En composant l’Ame du cheval, je n’ai point cherché — et pour cause — à faire un travail savant: puissè-je seulement avoir fait œuvre de bon sens, cavalièrement pensée, écrite à la française.
Je me suis efforcé d’éviter les nébulosités de la métaphysique et, dans mes incursions, j’ai toujours tâché de conserver mon guide préféré : la clarté.
Je n’ai pu exécuter qu’une ébauche, car, comme l’a dit un savant psychologue doublé d’un savant homme de cheval, M. G. Le Bon: «Il s’en faut de beaucoup que, dans l’état actuel de nos connaissances, il soit possible d’écrire un travail complet sur la psychologie du cheval ou d’un animal quelconque.»
«Le jour où cette tâche serait accomplie pour le plus modeste des animaux de la création, la psychologie de l’homme serait beaucoup plus avancée qu’elle ne l’est aujourd’hui.»
Qu’on n’aille pas croire que je vienne célébrer la haute intelligence du cheval, son vif amour, son dévouement pour l’homme.
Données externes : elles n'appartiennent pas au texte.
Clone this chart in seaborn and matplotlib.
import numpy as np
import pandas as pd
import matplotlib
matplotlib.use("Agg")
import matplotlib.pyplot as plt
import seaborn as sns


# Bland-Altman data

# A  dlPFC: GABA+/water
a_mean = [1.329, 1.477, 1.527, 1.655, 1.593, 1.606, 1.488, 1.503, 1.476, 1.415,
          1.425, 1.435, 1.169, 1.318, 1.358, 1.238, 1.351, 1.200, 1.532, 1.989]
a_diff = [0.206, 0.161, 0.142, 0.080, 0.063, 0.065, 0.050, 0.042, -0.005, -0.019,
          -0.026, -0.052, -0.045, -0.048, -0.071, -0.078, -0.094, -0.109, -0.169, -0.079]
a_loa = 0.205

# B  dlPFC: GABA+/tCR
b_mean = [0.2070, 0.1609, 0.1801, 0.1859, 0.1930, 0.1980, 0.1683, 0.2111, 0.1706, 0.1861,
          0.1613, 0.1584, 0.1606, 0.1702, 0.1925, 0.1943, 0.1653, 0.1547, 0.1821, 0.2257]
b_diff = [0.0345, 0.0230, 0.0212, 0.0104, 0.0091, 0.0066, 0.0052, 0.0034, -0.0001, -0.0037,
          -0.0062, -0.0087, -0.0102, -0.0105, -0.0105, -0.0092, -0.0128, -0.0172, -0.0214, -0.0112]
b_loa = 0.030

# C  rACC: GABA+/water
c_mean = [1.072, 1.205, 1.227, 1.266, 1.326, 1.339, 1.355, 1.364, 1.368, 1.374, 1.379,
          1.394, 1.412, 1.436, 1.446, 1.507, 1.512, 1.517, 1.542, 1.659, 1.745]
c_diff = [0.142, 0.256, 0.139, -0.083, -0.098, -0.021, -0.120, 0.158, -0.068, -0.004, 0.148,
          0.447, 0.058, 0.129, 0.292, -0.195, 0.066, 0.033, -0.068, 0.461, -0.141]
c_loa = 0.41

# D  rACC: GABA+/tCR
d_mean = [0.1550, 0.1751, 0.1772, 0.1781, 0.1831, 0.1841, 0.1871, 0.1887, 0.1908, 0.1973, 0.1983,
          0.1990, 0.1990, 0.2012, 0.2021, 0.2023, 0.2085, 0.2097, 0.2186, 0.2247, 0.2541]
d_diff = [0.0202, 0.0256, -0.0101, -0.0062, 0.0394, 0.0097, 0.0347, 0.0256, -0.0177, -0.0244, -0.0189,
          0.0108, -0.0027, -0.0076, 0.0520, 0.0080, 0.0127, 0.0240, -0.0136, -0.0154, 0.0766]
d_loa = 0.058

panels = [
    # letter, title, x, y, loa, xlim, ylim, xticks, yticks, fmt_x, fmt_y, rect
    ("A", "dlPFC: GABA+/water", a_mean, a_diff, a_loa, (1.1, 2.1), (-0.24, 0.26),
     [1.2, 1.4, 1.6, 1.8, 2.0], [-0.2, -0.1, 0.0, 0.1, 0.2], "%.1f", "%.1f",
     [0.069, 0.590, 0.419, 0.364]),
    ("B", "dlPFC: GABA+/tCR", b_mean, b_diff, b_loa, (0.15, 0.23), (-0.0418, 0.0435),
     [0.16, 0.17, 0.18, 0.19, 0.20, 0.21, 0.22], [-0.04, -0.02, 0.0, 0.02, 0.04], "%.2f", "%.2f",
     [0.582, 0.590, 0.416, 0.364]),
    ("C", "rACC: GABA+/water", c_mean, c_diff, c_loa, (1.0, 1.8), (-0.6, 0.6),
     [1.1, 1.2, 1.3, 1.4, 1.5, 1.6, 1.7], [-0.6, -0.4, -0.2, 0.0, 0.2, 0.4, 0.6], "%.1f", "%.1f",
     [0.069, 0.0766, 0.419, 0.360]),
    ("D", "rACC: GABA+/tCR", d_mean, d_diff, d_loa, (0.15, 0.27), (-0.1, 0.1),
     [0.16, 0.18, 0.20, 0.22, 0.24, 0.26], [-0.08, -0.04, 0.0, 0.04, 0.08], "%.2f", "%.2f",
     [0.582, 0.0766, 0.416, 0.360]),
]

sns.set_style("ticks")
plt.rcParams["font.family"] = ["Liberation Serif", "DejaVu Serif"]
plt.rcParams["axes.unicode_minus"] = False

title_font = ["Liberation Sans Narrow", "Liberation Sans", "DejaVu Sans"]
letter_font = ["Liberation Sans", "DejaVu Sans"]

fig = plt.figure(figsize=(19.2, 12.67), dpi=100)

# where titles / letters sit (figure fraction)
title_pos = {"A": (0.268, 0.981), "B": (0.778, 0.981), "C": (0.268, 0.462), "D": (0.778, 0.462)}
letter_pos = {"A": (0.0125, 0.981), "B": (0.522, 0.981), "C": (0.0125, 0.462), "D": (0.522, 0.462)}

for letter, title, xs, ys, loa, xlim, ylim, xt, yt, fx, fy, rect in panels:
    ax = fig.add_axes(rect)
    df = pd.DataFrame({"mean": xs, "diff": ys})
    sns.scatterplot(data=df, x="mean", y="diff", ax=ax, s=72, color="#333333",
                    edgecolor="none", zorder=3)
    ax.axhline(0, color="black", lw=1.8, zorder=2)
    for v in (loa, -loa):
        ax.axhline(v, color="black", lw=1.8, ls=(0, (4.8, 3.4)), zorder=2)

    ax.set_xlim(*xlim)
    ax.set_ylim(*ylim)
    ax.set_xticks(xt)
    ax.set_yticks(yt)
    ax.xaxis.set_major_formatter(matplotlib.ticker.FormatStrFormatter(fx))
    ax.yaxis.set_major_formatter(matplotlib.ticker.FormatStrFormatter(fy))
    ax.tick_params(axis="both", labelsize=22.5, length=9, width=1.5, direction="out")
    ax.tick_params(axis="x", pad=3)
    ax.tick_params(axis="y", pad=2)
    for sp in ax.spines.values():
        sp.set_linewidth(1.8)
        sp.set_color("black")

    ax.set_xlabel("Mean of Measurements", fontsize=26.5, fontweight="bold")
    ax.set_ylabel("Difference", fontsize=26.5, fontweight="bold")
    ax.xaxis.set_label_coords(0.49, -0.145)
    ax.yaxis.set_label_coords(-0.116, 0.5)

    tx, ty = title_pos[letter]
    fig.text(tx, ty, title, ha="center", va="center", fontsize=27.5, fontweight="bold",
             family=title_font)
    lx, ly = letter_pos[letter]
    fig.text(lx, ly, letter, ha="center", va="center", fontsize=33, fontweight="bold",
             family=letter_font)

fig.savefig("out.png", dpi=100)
Non! Je m’efforcerai de n’être pas victime de mon imagination. Je dirai seulement: le cheval est intelligent; il l’est plus qu’on ne le croit ordinairement, et, dans nos relations quotidiennes avec lui, nous ne tenons pas assez compte de ses facultés intellectuelles; d’ailleurs elles manquent de pondération, ce qui est pour lui et pour nous la source de bien des maux.
En passant au prisme de la psychologie la constitution mentale du cheval, j’espère démontrer pourquoi cet animal, cependant intelligent, se conduit si bêtement; comment chez cet être nerveux, mais timide, l’impressionnabilité annihile souvent la bonne volonté et les qualités de l’esprit.
De prime abord il semble étrange qu’une pareille œuvre n’émane pas d’un écuyer; plusieurs s’y sont essayés, ainsi qu’on le verra dans la suite. Mais comme il ne s’agit pas ici d’équitation, on me permettra de faire remarquer que, pour traiter le sujet, personne n’est peut-être mieux qualifié qu’un vétérinaire militaire. N’a-t-il pas étudié la physiologie comparée, science indispensable pour interpréter les émotions des bêtes, c’est-à-dire leurs pensées? En soignant ses malades, ce médecin surprend bien des secrets. Vivant au milieu des chevaux et des cavaliers, ne partage-t-il pas avec eux les fatigues de la guerre, sinon la gloire des combats?
En garnison comme en manœuvres, chaque fois que le régiment marche en colonne, l’hippiatre, en docte compagnie, chevauche philosophiquement à l’arrière: poste de choix pour tout voir; l’esprit libre, ne soupçonnant même pas les soucis du commandement, ce cavalier amateur observe, enregistre, échange ses impressions. S’il possède des données de psychologie humaine, il peut se divertir en les adaptant au cheval.
Affectionnant le dressage, j’ai «ramené à la raison» bien des chevaux et des mulets difficiles ou méchants au ferrage. Force m’a donc été d’étudier la mentalité de mes élèves. Instinctivement curieux, mon premier soin est de chercher le pourquoi des résistances.
L’Ame du cheval fait suite à la psychologie du mulet ; elle en est le complément naturel.
Le présent ouvrage est le fruit de longues méditations et de patientes recherches, la résultante du choc de nombreuses idées: je l’ai discuté souvent avec des collègues, commenté maintes fois en détail avec les officiers de cavalerie, au milieu desquels j’ai eu le plaisir de passer dix-sept belles années de ma carrière, et avec plusieurs officiers d’artillerie de ma connaissance, esprits fins et froids raisonneurs.
Le fruit a donc mûri lentement au soleil de la critique.